▶ _WHAT YOU SHOULD DO_
Report each line of the data that includes the word "this".

▶ _EXERCISE INPUT_
--*--

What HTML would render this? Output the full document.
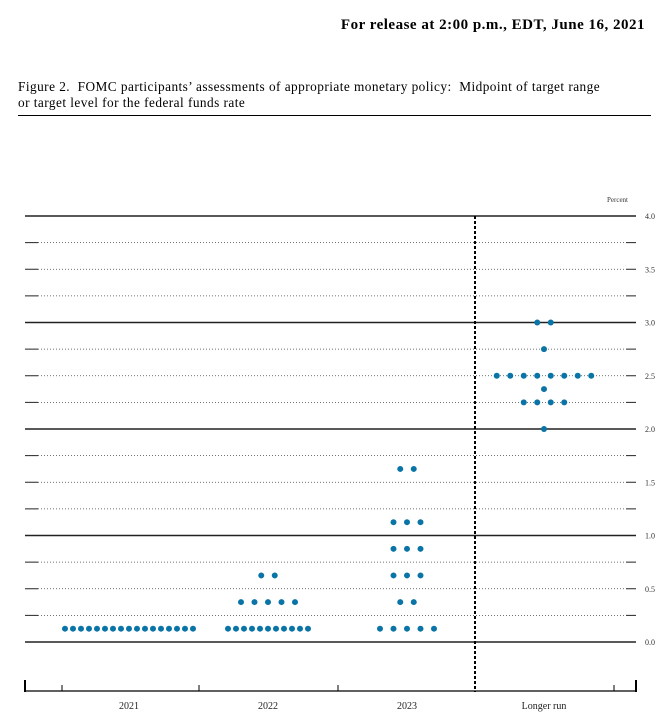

--*--

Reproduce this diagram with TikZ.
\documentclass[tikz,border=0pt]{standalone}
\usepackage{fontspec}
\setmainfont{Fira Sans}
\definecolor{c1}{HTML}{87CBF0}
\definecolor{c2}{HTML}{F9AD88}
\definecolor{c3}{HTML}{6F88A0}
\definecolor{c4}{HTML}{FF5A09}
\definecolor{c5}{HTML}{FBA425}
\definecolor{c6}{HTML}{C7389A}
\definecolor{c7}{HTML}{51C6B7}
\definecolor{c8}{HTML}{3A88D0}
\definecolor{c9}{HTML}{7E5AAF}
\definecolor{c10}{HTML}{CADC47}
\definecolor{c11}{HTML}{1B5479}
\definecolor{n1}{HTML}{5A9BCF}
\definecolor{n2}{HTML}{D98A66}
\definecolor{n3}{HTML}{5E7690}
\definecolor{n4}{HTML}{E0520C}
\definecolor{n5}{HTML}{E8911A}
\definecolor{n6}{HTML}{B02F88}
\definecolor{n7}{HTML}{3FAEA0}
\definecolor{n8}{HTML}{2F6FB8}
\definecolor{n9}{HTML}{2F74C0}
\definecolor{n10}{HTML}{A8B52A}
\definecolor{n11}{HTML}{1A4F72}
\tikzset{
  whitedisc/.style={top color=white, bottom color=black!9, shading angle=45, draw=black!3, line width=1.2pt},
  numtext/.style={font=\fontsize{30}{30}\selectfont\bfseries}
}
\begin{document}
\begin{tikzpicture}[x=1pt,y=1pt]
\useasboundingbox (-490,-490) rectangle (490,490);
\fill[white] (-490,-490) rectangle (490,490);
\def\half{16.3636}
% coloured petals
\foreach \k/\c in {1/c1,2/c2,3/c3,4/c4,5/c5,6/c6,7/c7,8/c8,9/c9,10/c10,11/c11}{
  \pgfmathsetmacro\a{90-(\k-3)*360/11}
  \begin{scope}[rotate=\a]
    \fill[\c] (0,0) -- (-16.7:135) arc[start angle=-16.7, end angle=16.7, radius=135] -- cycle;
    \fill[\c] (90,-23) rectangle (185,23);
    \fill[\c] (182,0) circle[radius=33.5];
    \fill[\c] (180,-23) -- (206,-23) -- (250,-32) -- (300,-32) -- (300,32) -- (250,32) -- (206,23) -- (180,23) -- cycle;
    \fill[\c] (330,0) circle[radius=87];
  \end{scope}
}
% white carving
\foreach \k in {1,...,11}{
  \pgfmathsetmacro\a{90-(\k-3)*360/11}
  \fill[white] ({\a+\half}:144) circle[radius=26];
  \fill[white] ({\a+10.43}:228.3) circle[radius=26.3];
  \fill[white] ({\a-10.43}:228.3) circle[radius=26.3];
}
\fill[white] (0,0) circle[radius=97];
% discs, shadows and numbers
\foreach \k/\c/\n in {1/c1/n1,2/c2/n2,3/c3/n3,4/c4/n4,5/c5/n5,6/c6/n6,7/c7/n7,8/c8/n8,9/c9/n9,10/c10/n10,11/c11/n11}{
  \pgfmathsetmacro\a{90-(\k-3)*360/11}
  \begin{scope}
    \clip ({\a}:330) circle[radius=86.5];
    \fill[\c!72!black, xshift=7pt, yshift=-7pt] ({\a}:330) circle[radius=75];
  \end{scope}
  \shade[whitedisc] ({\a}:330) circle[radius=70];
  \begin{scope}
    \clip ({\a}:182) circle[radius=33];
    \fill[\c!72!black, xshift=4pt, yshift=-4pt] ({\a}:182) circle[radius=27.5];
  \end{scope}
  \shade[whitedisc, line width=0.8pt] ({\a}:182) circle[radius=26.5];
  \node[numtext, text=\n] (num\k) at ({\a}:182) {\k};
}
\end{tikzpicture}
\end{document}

--*--

▶ _TASK RESULT_
What HTML would render this? Output the full document.
Reproduce this diagram with TikZ.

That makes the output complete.